The word ‘freedom’ means a lot of different things to a lot of different people. But for me, freedom represents an open horizon. That state of mind where the sky’s the limit. This freedom is the only thing that brings out the real me. Mainly because freedom has also been my space for learning. You become responsible for your actions living like this and quickly find your limits, weaknesses, and strengths. It’s probably why I was addicted to freedom as a kid. Always looking for something to challenge me and make me feel alive: rollerblading, climbing trees, riding my scooter, and swimming a bit too far from shore.
When I was twelve, my mom asked about reuniting with my dad in Norway. To her (and everyone else’s surprise), I was beyond excited to drop my life in Poland and jump at the chance to be challenged in a new place with my family. Once there, I picked up the language fast and, in doing so, became my family’s bonafide translator. Specifically for my dad’s construction business, leaving me to handle legal documents and payments long. At twenty, I even ran the company when my dad had to return to Poland for a month. I think this is where my love of entrepreneurship comes from because all I remember is loving it.
You shouldn’t stop pursuing something because it’s difficult; you should stop because it doesn’t make your heart happy.
I couldn’t find a comfortable place to settle for a long while, or at least what felt like a long while. Once I graduated from high school, I thought I was missing out on a life in Poland. So I enrolled in a five-year physiotherapy program in Cracow. But I soon realized I was now too far from my family in Norway and still too far from my Polish family (and too busy!) to see them regularly. And then there were the doubts: was this even what I wanted to do with my life? Did I want to be a physiotherapist, or did I want to run a business? So after six months, I quit the program and returned to Norway.
Once I found the study program “innovation and entrepreneurship”, I knew I was on the right track. And there were three main reasons for this; The first was that this field of work is growing. And as an immigrant with family in multiple places, I wanted to ensure my profession could be easily transferrable across countries. Secondly, the program aligned with the skills I had already developed since I was a teen working for my dad’s construction business. And reason number three? It aligned with my long-term goal of helping small companies get the resources, direction, and support they need to get off the ground and succeed in their market.

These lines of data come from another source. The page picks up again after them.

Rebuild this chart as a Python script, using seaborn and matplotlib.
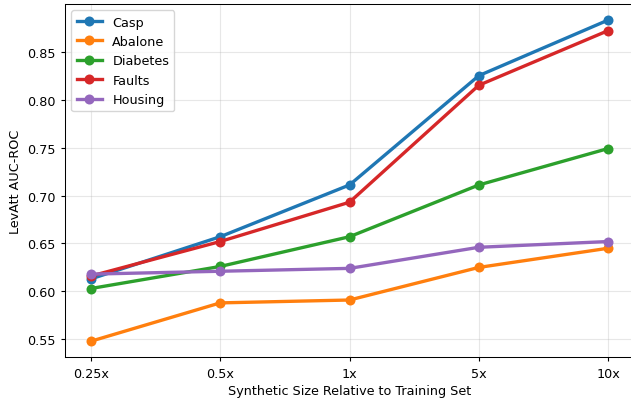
import matplotlib
matplotlib.use("Agg")
import matplotlib.pyplot as plt
import seaborn as sns
import pandas as pd

sizes = ["0.25x", "0.5x", "1x", "5x", "10x"]
casp = [0.613, 0.657, 0.711, 0.825, 0.883]
abalone = [0.548, 0.588, 0.591, 0.625, 0.645]
diabetes = [0.603, 0.626, 0.657, 0.711, 0.749]
faults = [0.616, 0.652, 0.693, 0.815, 0.872]
housing = [0.618, 0.621, 0.624, 0.646, 0.652]

series = {
    "Casp": casp,
    "Abalone": abalone,
    "Diabetes": diabetes,
    "Faults": faults,
    "Housing": housing,
}

rows = []
for name, vals in series.items():
    for i, (s, v) in enumerate(zip(sizes, vals)):
        rows.append({"pos": i, "size": s, "dataset": name, "auc": v})
df = pd.DataFrame(rows)

plt.rcParams.update({
    "font.size": 9.2,
    "xtick.major.size": 3.2,
    "ytick.major.size": 3.2,
    "axes.linewidth": 0.75,
})

fig = plt.figure(figsize=(6.31, 4.02), dpi=100)
ax = fig.add_axes([65 / 631, 1 - 358.3 / 402, 569 / 631, 353.3 / 402])
palette = ["#1f77b4", "#ff7f0e", "#2ca02c", "#d62728", "#9467bd"]
sns.lineplot(data=df, x="pos", y="auc", hue="dataset", palette=palette,
             marker="o", markersize=7.2, markeredgewidth=0, linewidth=2.4,
             sort=False, ax=ax)

ax.set_xticks(range(len(sizes)))
ax.set_xticklabels(sizes)
ax.set_xlim(-0.2, 4.2)
ax.set_xlabel("Synthetic Size Relative to Training Set", labelpad=3.5)
ax.set_ylabel("LevAtt AUC-ROC")
ax.grid(True, alpha=0.3)
ax.legend(title=None, loc="upper left")
fig.savefig("out.png", dpi=100)
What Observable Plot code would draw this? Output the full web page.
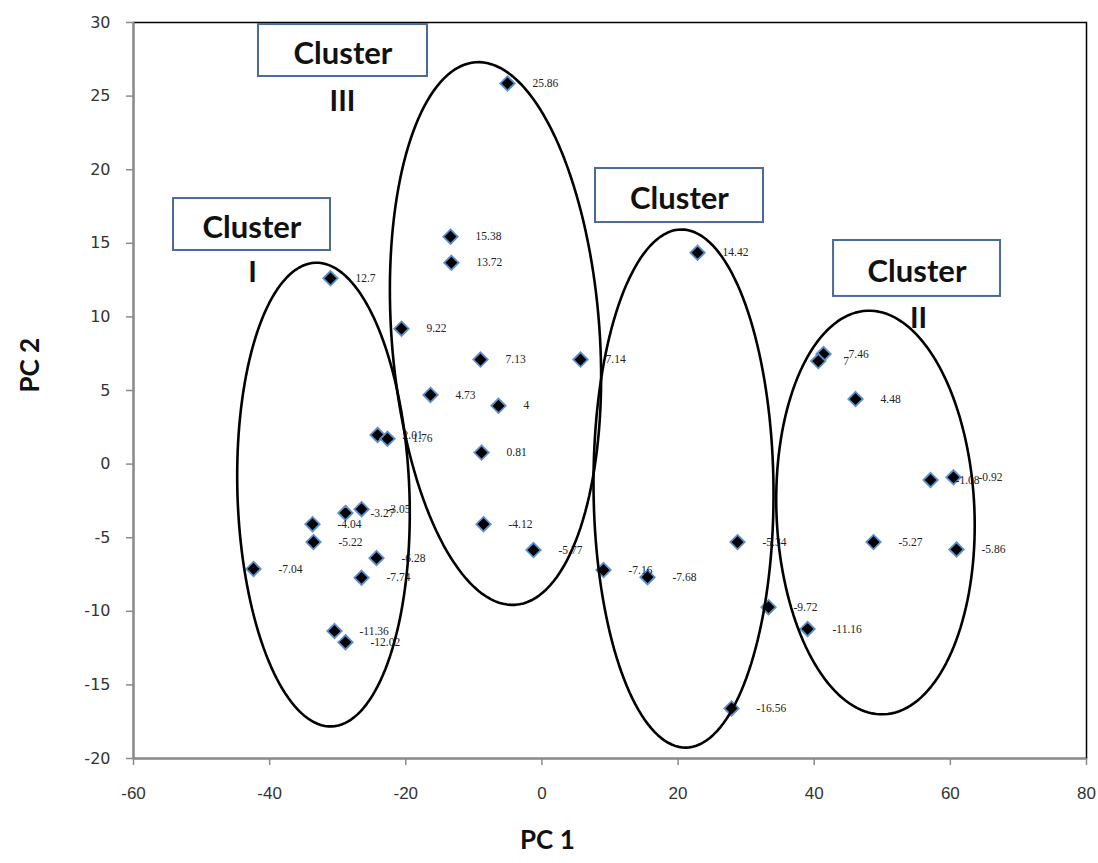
<!DOCTYPE html>
<html>
<head>
<meta charset="utf-8">
<script src="https://cdn.jsdelivr.net/npm/d3@7"></script>
<script src="https://cdn.jsdelivr.net/npm/@observablehq/plot@0.6"></script>
<style>
  html, body { margin: 0; padding: 0; background: #fff; }
  #chart svg { display: block; }
</style>
</head>
<body>
<div id="chart"></div>
<script>
// ---- data ----
const pc1 = [-5.06, -13.43, -13.3, -31.06, -20.63, -9.02, 5.67, -16.37, -6.38, -24.15, -22.69, -8.87,
  -8.58, -1.24, 9.05, 15.51, 22.86, 28.73, 33.29, 39.02, 27.85, 41.37, 40.6, 46.07, 57.09, 60.46,
  48.71, 60.9, -28.86, -26.5, -33.7, -33.56, -24.3, -26.5, -42.37, -30.47, -28.86];
const pc2 = [25.86, 15.45, 13.68, 12.62, 9.2, 7.1, 7.1, 4.7, 3.96, 1.98, 1.72, 0.78,
  -4.08, -5.84, -7.2, -7.68, 14.36, -5.3, -9.72, -11.2, -16.6, 7.48, 7.0, 4.42, -1.08, -0.9,
  -5.3, -5.8, -3.32, -3.06, -4.08, -5.3, -6.38, -7.72, -7.12, -11.34, -12.1];
const pointLabels = ["25.86", "15.38", "13.72", "12.7", "9.22", "7.13", "7.14", "4.73", "4", "2.01", "1.76", "0.81",
  "-4.12", "-5.77", "-7.16", "-7.68", "14.42", "-5.34", "-9.72", "-11.16", "-16.56", "7.46", "7", "4.48", "-1.08", "-0.92",
  "-5.27", "-5.86", "-3.27", "-3.05", "-4.04", "-5.22", "-6.28", "-7.74", "-7.04", "-11.36", "-12.02"];

const xTicks = [-60, -40, -20, 0, 20, 40, 60, 80];
const yTicks = [-20, -15, -10, -5, 0, 5, 10, 15, 20, 25, 30];

// cluster ellipses (centre, semi-axes in data units, tilt in degrees)
const ellCx = [-32.09, -6.82, 20.8, 49.0];
const ellCy = [-2.07, 8.87, -1.66, -3.29];
const ellRx = [12.63, 15.28, 13.22, 14.54];
const ellRy = [15.76, 18.48, 17.6, 13.72];
const ellTilt = [-2, -4.2, -0.5, -2.4];

// cluster boxes
const boxText = ["Cluster", "Cluster", "Cluster", "Cluster"];
const boxX1 = [-54.12, -41.64, 7.87, 42.84];
const boxX2 = [-31.06, -16.81, 32.55, 67.37];
const boxY1 = [18.04, 29.86, 20.08, 15.19];
const boxY2 = [14.51, 26.33, 16.41, 11.39];
const numText = ["I", "III", "II"];
const numX = [-42.52, -29.3, 55.32];
const numY = [13.02, 24.63, 9.89];

// ---- layout ----
const W = 1098, H = 863;
const mL = 133, mR = 12, mT = 22, mB = 105;
const xDom = [-60, 80], yDom = [-20, 30];
const kx = (W - mL - mR) / (xDom[1] - xDom[0]);
const ky = (H - mT - mB) / (yDom[1] - yDom[0]);

const points = pc1.map((x, i) => ({x, y: pc2[i], label: pointLabels[i]}));

const ellipsePts = [];
ellCx.forEach((cx, e) => {
  const a = ellRx[e] * kx, b = ellRy[e] * ky, th = ellTilt[e] * Math.PI / 180;
  for (let k = 0; k < 160; k++) {
    const t = 2 * Math.PI * k / 160;
    const u = a * Math.cos(t), v = b * Math.sin(t);
    const sx = u * Math.cos(th) - v * Math.sin(th);
    const sy = u * Math.sin(th) + v * Math.cos(th);
    ellipsePts.push({e, x: cx + sx / kx, y: ellCy[e] - sy / ky});
  }
});

const boxes = boxText.map((t, i) => ({t, x1: boxX1[i], x2: boxX2[i], y1: boxY1[i], y2: boxY2[i]}));
const nums = numText.map((t, i) => ({t, x: numX[i], y: numY[i]}));

const chart = Plot.plot({
  width: W, height: H,
  marginLeft: mL, marginRight: mR, marginTop: mT, marginBottom: mB,
  x: {domain: xDom, ticks: xTicks},
  y: {domain: yDom, ticks: yTicks},
  style: {background: "#fff", overflow: "visible"},
  marks: [
    Plot.frame({stroke: "#000", strokeWidth: 1.5}),
    Plot.ruleX([-60], {stroke: "#8a8a8a", strokeWidth: 2}),
    Plot.ruleY([-20], {stroke: "#8a8a8a", strokeWidth: 2}),
    Plot.axisY({ticks: yTicks, tickSize: 7, tickPadding: 16, stroke: "#8a8a8a", strokeWidth: 1.5,
      fill: "#333", fontSize: 16, fontFamily: "DejaVu Sans", label: null, tickFormat: d => String(d)}),
    Plot.axisX({ticks: xTicks, tickSize: 7, tickPadding: 21, stroke: "#8a8a8a", strokeWidth: 1.5,
      fill: "#333", fontSize: 17, fontFamily: "Liberation Sans Narrow, Liberation Sans, sans-serif", label: null,
      tickFormat: d => String(d)}),
    Plot.dot(points, {x: "x", y: "y", symbol: "diamond2", r: 6.5, fill: "#000",
      stroke: "#5b8fd0", strokeWidth: 1.8}),
    Plot.text(points, {x: "x", y: "y", text: "label", dx: 25, textAnchor: "start",
      fontSize: 11.5, fontFamily: "Liberation Serif, serif", fill: "#222"}),
    Plot.line(ellipsePts, {x: "x", y: "y", z: "e", curve: "linear-closed", stroke: "#000", strokeWidth: 2.6}),
    Plot.rect(boxes, {x1: "x1", x2: "x2", y1: "y1", y2: "y2", fill: "#fff", stroke: "#4a6a9a", strokeWidth: 2}),
    Plot.text(boxes, {x: d => (d.x1 + d.x2) / 2, y: d => (d.y1 + d.y2) / 2, text: "t", dy: 4,
      fontSize: 31, fontWeight: "bold", fontFamily: "Lato, sans-serif", fill: "#111"}),
    Plot.text(nums, {x: "x", y: "y", text: "t", fontSize: 29, fontWeight: "bold",
      fontFamily: "Lato, sans-serif", fill: "#111"}),
    Plot.text(["PC 1"], {x: 0.8, frameAnchor: "bottom", dy: 90, fontSize: 26, fontWeight: "bold",
      fontFamily: "Lato, sans-serif", fill: "#111"}),
    Plot.text(["PC 2"], {y: 4.86, frameAnchor: "left", dx: -103, rotate: -90, fontSize: 26, fontWeight: "bold",
      fontFamily: "Lato, sans-serif", fill: "#111"})
  ]
});
document.getElementById("chart").appendChild(chart);
</script>
</body>
</html>
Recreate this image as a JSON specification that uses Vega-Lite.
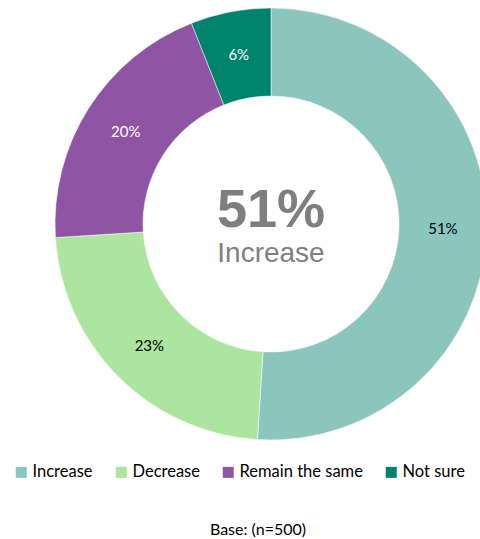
{
  "$schema": "https://vega.github.io/schema/vega-lite/v6.json",
  "width": 480,
  "height": 515,
  "padding": {"left": 0, "top": 0, "right": 0, "bottom": 24},
  "autosize": "none",
  "background": "white",
  "title": {
    "text": "Base: (n=500)",
    "orient": "bottom",
    "anchor": "middle",
    "offset": 7,
    "dx": 18,
    "baseline": "top",
    "font": "Lato",
    "fontSize": 16,
    "fontWeight": "normal",
    "color": "#000000"
  },
  "data": {
    "values": [
      {"answer": "Increase", "pct": 51, "idx": 1},
      {"answer": "Decrease", "pct": 23, "idx": 2},
      {"answer": "Remain the same", "pct": 20, "idx": 3},
      {"answer": "Not sure", "pct": 6, "idx": 4}
    ]
  },
  "transform": [{"calculate": "datum.pct + '%'", "as": "lbl"}],
  "encoding": {
    "theta": {"field": "pct", "type": "quantitative", "stack": true},
    "order": {"field": "idx", "type": "quantitative"},
    "color": {
      "field": "answer",
      "type": "nominal",
      "scale": {
        "domain": ["Increase", "Decrease", "Remain the same", "Not sure"],
        "range": ["#8AC6BD", "#ABE59F", "#8F54A3", "#00836C"]
      },
      "legend": {
        "title": null,
        "orient": "none",
        "direction": "horizontal",
        "legendX": 13,
        "legendY": 464,
        "symbolType": "square",
        "symbolSize": 121,
        "symbolStrokeWidth": 0,
        "symbolOpacity": 1,
        "labelFont": "Lato",
        "labelFontSize": 16.5,
        "labelColor": "#000000",
        "labelOffset": 3,
        "columnPadding": 20,
        "padding": 0
      }
    }
  },
  "layer": [
    {
      "mark": {"type": "arc", "x": 271, "y": 224, "outerRadius": 216, "innerRadius": 128, "stroke": "white", "strokeWidth": 0.5}
    },
    {
      "mark": {"type": "text", "x": 271, "y": 224, "radius": 172, "font": "Lato", "fontSize": 15, "align": "center", "baseline": "middle"},
      "encoding": {
        "text": {"field": "lbl", "type": "nominal"},
        "color": {
          "condition": {"test": "datum.answer === 'Remain the same' || datum.answer === 'Not sure'", "value": "#FFFFFF"},
          "value": "#000000"
        }
      }
    },
    {
      "transform": [{"filter": "datum.answer === 'Increase'"}],
      "mark": {"type": "text", "x": 271, "y": 224, "radius": 0, "dy": 3, "font": "Liberation Sans", "fontSize": 54, "fontWeight": "bold", "align": "center", "baseline": "alphabetic"},
      "encoding": {
        "text": {"field": "lbl", "type": "nominal"},
        "color": {"value": "#7F7F7F"}
      }
    },
    {
      "transform": [{"filter": "datum.answer === 'Increase'"}],
      "mark": {"type": "text", "x": 271, "y": 224, "radius": 0, "dy": 38, "font": "Liberation Sans", "fontSize": 28, "align": "center", "baseline": "alphabetic"},
      "encoding": {
        "text": {"field": "answer", "type": "nominal"},
        "color": {"value": "#7F7F7F"}
      }
    }
  ]
}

I love anything that’s challenging or forces me out of laziness. You can even see it show up in my favorite hobby: baking. I prefer long, complex recipes where you have to start from scratch.
I didn’t actually find the New Normal Group - the New Normal found me! Lene came across my Linkedin profile through a positive post I wrote about a recent employer. Out of all the experiences listed on my CV, what stood out most to them was helping my dad through bad customers, accounting mistakes, and threatening Municipality letters. This left me with such a good impression of the Group that I chose to start working with Origami before I even finished my studies. Funny enough, I always used to think that having a job would mean being controlled. Still, Origami showed me it was just the opposite. I found freedom and flexibility in helping others, making my own decisions, and being trusted among my teammates. The entire experience has helped me believe that there is still some good left in this world - people looking out for other people.